In Kanban terms: Little's Law tells us L = lambda * W. If work-in-progress L is too high (doing too many things at once), the lead time W for each task inevitably increases. For agents, this means each feature takes longer from start to verified completion, and the probability of failure grows.

How to Do It Right

1. Enforce WIP=1

This is the most direct and effective method. In your harness, tell the agent explicitly: only one task is allowed in "active" status at any time. In Claude Code's CLAUDE.md or Codex's AGENTS.md, write:

## Work Rules
- Work on one feature at a time
- Only start the next feature after the current one passes end-to-end verification
- Don't "also refactor" feature B while implementing feature A

2. Define Explicit Completion Evidence for Every Task

Done is not "code is written" — it's "behavior verification passes." In your feature list, every entry needs a verification command:

F01: User Registration
  Verification: curl -X POST /api/register -d '{"email":"test@example.com","password":"123456"}' | jq .status == 201
  State: passing

3. Externalize the Scope Surface

Use a machine-readable file (JSON or Markdown) to record all task states. Any new session can read this file and immediately know: which task is active? What behavior counts as done? What verifications have passed?

4. Monitor Verified Completion Rate

The harness should continuously track VCR (Verified Completion Rate) = verified tasks / activated tasks. Block new task activations when VCR < 1.0.

Real-World Case

A REST API project with 8 features, two strategies compared:

Unconstrained mode: Agent activates 5 features simultaneously in session 1. Produces ~800 lines across 12 files. End-to-end test pass rate: 20% — only user registration works. The other 4 features: database schema created but missing validation logic, routes defined but returning wrong response formats. By end of session 3, only 3 of 8 features complete.

WIP=1 mode: Agent works on user registration only in session 1. Produces ~200 lines across 4 files. End-to-end tests: 100% passing. Commits a clean, verified implementation. By end of session 4, 7 of 8 features complete (the 8th blocked by an external dependency).

Result: less total code (800 vs 1200 lines) but more effective code. Completion rate: 87.5% vs 37.5%.

Key Takeaways

  • WIP=1 is the default safe setting for agent harnesses — finish one, then start the next; don't try to parallelize.
  • Completion evidence must be executable — "the code looks fine" doesn't count; "curl returns 201" does.
  • The scope surface must be externalized as a file — not just mentioned in conversation, but recorded in a machine-readable format in the repo.
  • Overreach and under-finish are symbiotic — solving one solves the other.
  • "Do less but finish" always beats "do more but leave half-done" — agent code lines and feature completion rate are negatively correlated.

Further Reading

Exercises

  1. Task Atomization: Pick a broad requirement (e.g., "implement a user management system") and break it into at least 5 atomic work units. For each unit, specify: (a) a single behavior description, (b) an executable verification command, (c) dependencies. Check whether the decomposition satisfies the WIP=1 constraint.

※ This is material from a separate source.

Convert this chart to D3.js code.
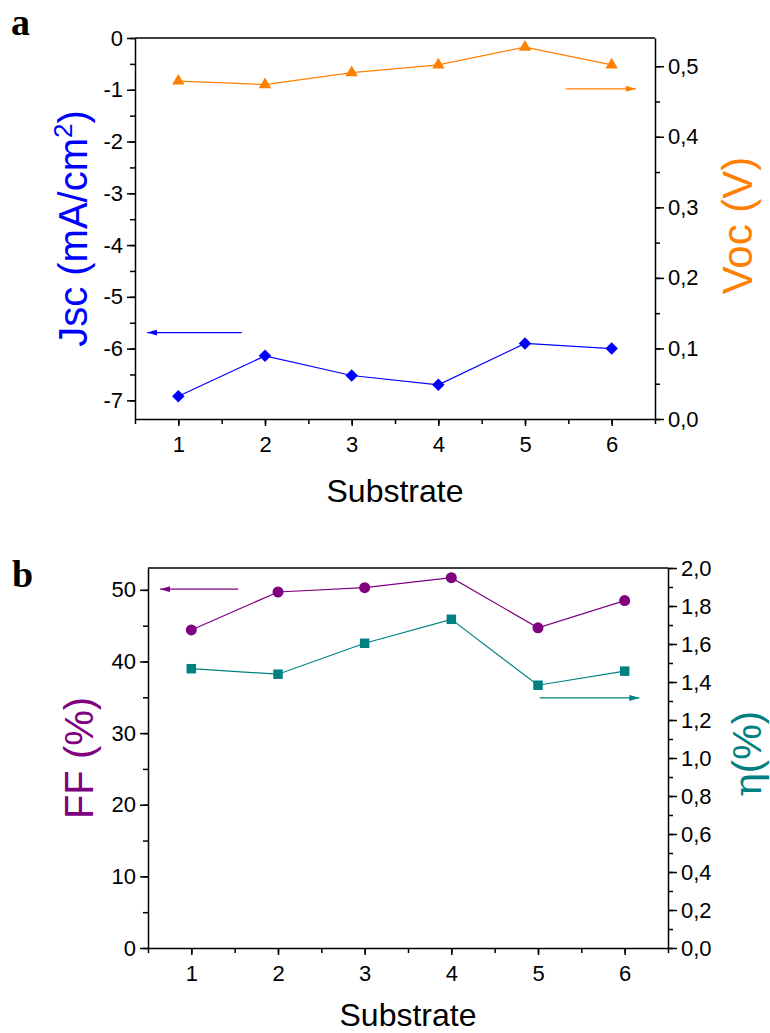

  2. Comparison Experiment: Run the same project twice — once without constraints, once with enforced WIP=1. Compare: verified completion rate, total lines of code, effective code ratio.

  3. Completion Evidence Audit: Review a recent agent run's output, classifying each code change as "completed behavior," "incomplete behavior," or "scaffolding." Add missing verification commands for each incomplete behavior.